Best way to deploy my application using swarm; custom images and registry

Hello, new to docker and after many weeks of reading and trying I am still confused and struggling to understand the best way to deploy my application. I hope to get some light here.

I would like to use swarm over two physical hosts. I would like to have a setup where I can share the database (manager) with multiple web hosts (workers) so I can have multiple hosts around the world and simplify my database backup and maintenance.

HOST 1 is my manager
It runs my database (mariaDB) with a simple mariadb:latest
I use docker compose to launch

HOST 2 is a worker
It runs two containers: my web application and nginx.
Both containers are custom Dockerfile and are named mr/app:prod and mr/nginx:prod
I use docker compose to launch them

From here I have two main questions on the best way to do things

I use docker compose for configuration as it is ideal with a .env file for my configuration but it seems I have to convert it to docker stack ? can swarm use docker-compose files ?

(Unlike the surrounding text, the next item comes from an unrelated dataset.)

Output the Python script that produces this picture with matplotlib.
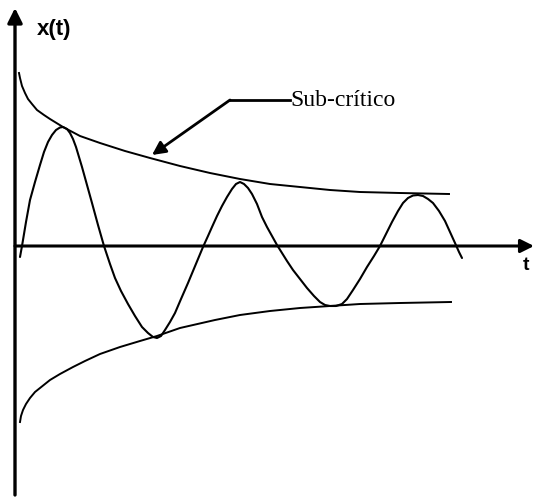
import numpy as np
import matplotlib
matplotlib.use('Agg')
import matplotlib.pyplot as plt

# origen del diagrama (en pixeles de la figura)
T0, X0 = 15, 246

# oscilacion sub-critica (pixeles)
osc_px = [20, 22, 26, 30, 35, 40, 44, 48, 52, 56, 60, 63, 67, 70, 73, 76, 79, 82, 87, 92,
          98, 104, 110, 115, 121, 128, 135, 142, 148, 153, 157, 161, 165, 170, 175, 181,
          188, 193, 198, 203, 208, 212, 217, 222, 227, 232, 236, 240, 244, 248, 252, 257,
          262, 267, 272, 277, 282, 287, 293, 300, 307, 314, 320, 325, 330, 336, 342, 347,
          353, 360, 367, 374, 380, 386, 392, 398, 403, 408, 413, 418, 423, 428, 433, 439,
          445, 450, 455, 459, 462]
osc_py = [257, 246, 222, 200, 182, 165, 152, 142, 135, 130, 127.5, 127, 129, 133, 139,
          147, 157, 167, 185, 203, 225, 246, 264, 278, 291, 304, 316, 327, 333, 337, 338,
          336, 330, 322, 313, 299, 283, 271, 259, 247, 236, 227, 216, 206, 197, 189, 184,
          182, 184, 188, 194, 204, 217, 227, 236, 245, 253, 261, 270, 279, 288, 296, 302,
          305, 306, 306, 304, 299, 290, 279, 267, 256, 246, 234, 222, 211, 203, 198, 195.5,
          195, 196, 199, 203, 211, 221, 232, 243, 252, 258]

# envolvente superior
sup_px = [19, 20, 22, 25, 28, 32, 37, 44, 50, 63, 80, 100, 125, 150, 180, 210, 240, 270,
          300, 330, 360, 400, 449]
sup_py = [73, 78, 86, 93, 99, 104, 110, 115, 119, 127, 136, 143, 151, 158, 166, 173, 179,
          184, 187, 190, 192, 193, 194]

# envolvente inferior
inf_px = [20, 21, 23, 26, 30, 35, 40, 50, 60, 73, 85, 100, 120, 140, 157, 180, 215, 240,
          270, 300, 330, 360, 400, 451]
inf_py = [422, 416, 410, 404, 398, 392, 388, 380, 374, 367, 361, 354, 347, 341, 336, 328,
          320, 315, 311, 308, 306, 304, 303, 302]

def tx(px, py):
    return np.array(px) - T0, X0 - np.array(py)

fig = plt.figure(figsize=(5.34, 5.03), dpi=100)
ax = fig.add_axes([0, 0, 1, 1])
ax.set_xlim(-T0, 534 - T0)
ax.set_ylim(X0 - 503, X0)
ax.axis('off')

# ejes con flechas
ax.annotate('', xy=(0, X0 - 8), xytext=(0, X0 - 495),
            arrowprops=dict(arrowstyle='-|>', lw=2.4, color='black',
                            mutation_scale=22, shrinkA=0, shrinkB=0))
ax.annotate('', xy=(534 - T0, 0), xytext=(0, 0),
            arrowprops=dict(arrowstyle='-|>', lw=2.2, color='black',
                            mutation_scale=20, shrinkA=0, shrinkB=0))

t, x = tx(osc_px, osc_py)
ax.plot(t, x, color='black', lw=1.5, solid_capstyle='round', solid_joinstyle='round')
t, x = tx(sup_px, sup_py)
ax.plot(t, x, color='black', lw=1.4)
t, x = tx(inf_px, inf_py)
ax.plot(t, x, color='black', lw=1.4)

# etiqueta con flecha
ax.plot([290 - T0, 230 - T0], [X0 - 100, X0 - 100], color='black', lw=2)
ax.annotate('', xy=(152 - T0, X0 - 155), xytext=(230 - T0, X0 - 100),
            arrowprops=dict(arrowstyle='-|>', lw=2, color='black',
                            mutation_scale=20, shrinkA=0, shrinkB=0))
ax.text(290 - T0, X0 - 101, 'Sub-crítico', fontsize=17, family='Liberation Serif',
        ha='left', va='center')

ax.text(37 - T0, X0 - 30, 'x(t)', fontsize=16, fontweight='bold',
        family='Liberation Sans', ha='left', va='center')
ax.text(526 - T0, X0 - 266, 't', fontsize=14, fontweight='bold',
        family='Liberation Sans', ha='center', va='center')

plt.savefig('out.png', dpi=100)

I understand my manager is supposed to create services on my worker
so I do docker service create --name mr mr/app:prod

But mr/app:prod is not found… So from my research I understand I have to create a registry but all the tutorials I found are using a third host… I tried that for days but could not make it work and in the end I am thinking this is over complicated…

I am building my images locally; I must be missing something; is there a simple way to tell my worker to get its image locally ? And if there is no way to do this can I run the registry on my manager ? But that means I have to now upload my worker Dockerfile to my manager and build images on my manager ?

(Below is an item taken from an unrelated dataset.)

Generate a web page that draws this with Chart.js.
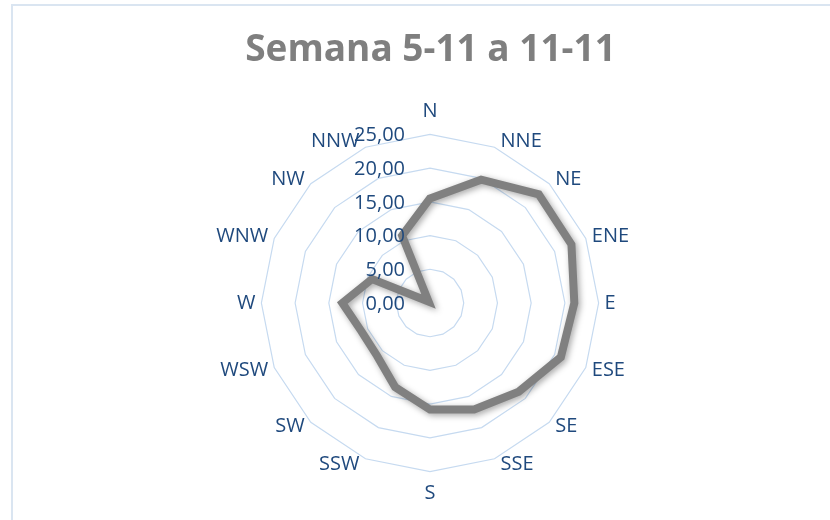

It can! But you still would want to migrate your compose file to use at least the deploy: element, to configure your deployment accordingly, before you deploy it with docker stack deploy -c docker-compose.yml {stackname} (of course you need to replace {stackname} with the correct stack name).
In recent version docker-compose and docker compose will pick up the new settings as well. Old docker-compose versions warned about the elements would be ignored, and still deployed the compose file, but ignored those elements.

Note: Swarm mode deployments do not support the build:element.

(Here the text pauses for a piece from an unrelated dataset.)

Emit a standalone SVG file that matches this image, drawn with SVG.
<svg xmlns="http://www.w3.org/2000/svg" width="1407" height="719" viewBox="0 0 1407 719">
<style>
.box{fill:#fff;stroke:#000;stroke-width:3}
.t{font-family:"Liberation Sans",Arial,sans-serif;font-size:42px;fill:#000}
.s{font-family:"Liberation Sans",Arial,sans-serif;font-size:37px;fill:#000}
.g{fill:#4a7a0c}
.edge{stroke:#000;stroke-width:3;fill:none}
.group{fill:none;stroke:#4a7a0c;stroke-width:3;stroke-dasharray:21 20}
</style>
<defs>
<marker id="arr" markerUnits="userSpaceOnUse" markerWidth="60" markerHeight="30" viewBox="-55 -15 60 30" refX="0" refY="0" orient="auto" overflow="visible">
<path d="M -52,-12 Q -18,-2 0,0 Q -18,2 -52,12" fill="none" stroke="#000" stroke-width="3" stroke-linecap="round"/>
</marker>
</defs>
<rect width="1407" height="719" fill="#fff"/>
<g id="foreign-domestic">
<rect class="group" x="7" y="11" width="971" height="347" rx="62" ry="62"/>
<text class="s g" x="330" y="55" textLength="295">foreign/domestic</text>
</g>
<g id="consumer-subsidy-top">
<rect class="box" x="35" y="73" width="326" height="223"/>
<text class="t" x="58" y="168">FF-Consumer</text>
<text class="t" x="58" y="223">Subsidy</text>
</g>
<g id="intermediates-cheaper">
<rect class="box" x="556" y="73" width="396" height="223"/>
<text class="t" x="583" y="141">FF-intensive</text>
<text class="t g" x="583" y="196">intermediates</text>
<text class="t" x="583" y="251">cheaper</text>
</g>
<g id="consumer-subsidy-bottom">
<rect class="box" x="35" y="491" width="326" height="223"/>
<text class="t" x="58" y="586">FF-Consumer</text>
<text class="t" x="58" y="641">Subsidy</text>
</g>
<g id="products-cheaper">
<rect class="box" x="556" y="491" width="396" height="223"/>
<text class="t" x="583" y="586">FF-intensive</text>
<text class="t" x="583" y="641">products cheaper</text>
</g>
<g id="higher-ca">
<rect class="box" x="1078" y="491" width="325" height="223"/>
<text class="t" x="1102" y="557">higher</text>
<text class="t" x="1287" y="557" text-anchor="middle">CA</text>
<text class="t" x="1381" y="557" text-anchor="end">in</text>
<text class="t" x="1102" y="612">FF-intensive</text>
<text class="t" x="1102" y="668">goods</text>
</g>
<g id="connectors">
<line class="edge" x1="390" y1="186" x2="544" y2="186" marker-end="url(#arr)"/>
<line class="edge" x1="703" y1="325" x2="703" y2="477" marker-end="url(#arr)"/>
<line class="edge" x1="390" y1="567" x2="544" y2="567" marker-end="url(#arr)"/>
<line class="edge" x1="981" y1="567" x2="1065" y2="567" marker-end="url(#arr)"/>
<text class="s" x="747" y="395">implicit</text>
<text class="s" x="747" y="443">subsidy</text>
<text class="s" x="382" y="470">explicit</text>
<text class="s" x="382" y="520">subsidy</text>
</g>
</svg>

With multi-node deployments you will want to have a registry, as it is needed to distribute the images amongst the nodes. There is no need to use a third host, you can run it as container. If you run Gitlab, Nexus or Artifactory in your environment than you can use their container registry implementation - or checkout Artifactory Container Registry or Harbor. You could also use docker save to save the image, copy it to the other node and use docker load to import it again -but you will realize quickly that this approach is everything but comfortable - this approach is not recommended for this use case.

With a registry you can still use docker build or docker-compose build but you have to prefix the tag with the fqdn part. So if your image would normaly be created with tag like this my_group/my_awesome_repo:my_awesome_tag, it would change to fqdn/my_group/my_awesome_repo:my_awesome_tag or fqdn:port/my_group/my_awesome_repo:my_awesome_tag. the fqdn could be the hostname, a full qualified domain name or an ip. The port is required if your registry does not listen on port 443.

Anothing thing to consider is that volumes are node local, so if you have a service that can start a container or either one of your nodes, you need to use a named volume that points to a shared storage (like a nfs4 remote share) to be able to access the data from either one of the nodes.

Thank you for the clarifications. There is a lot to digest for me here but I’ll work on what you suggested. Im still convinced the registry is an unnecessary complication for most cases. I’ll drop a line in the feature request section.

Sorry but I still have a question about private registries workflow.

Are devs usually generating their own certs and using registries as “insecure registries” (this is what I tried) or buying a domain name just for this and using real cert like letsencrypt ? The first solution does not seem production ready to me and the second one kinda over the top if you are not a big business.

I dont understand where this registry is supposed to be hosted and managed with the certs in the workflow.

In my example am I supposed to host it on my manager or my worker ? none of these options feel right to me or am I missing something ?

In larger companies devs leave it to their ops team to deploy and operate a registry with valid certificates. For smaller teams I would definitly recommend to subscribe to Dockerhub and use private repositores instead of operating your own.

I feel you overcomplicate things in your head. It realy doesn’t matter where the registry is operated, as long as it’s reachable by network and has certifcates either issued by a known ca (like letsencrypt) or is selfsigned (which forces you to create your own ca and include it on all hosts that need to know it… this can became cumbersom). So make your pick: as container in your swarm cluster on either master or worker, or as native installation on either one of those node or any other host that is reachable by network. There is no coupling of any sorts. The engine only interacts with the registry when it pulls/pushes an image.

If you want to run it in your own cluster: get yourself a domain (can be bough for less than <10$ annualy), register dns names that point to the public ip where at least one of your nodes is reachable, run a reverse proxy like traefik that takes care of createing the letsencrypt certificates and forwarding the traffic based on domain name to the target container. And of course you need the target container.
Note: you need to make sure the dns provider is supported by the letsencrypt dns-challenge to issue wildcard certifcates.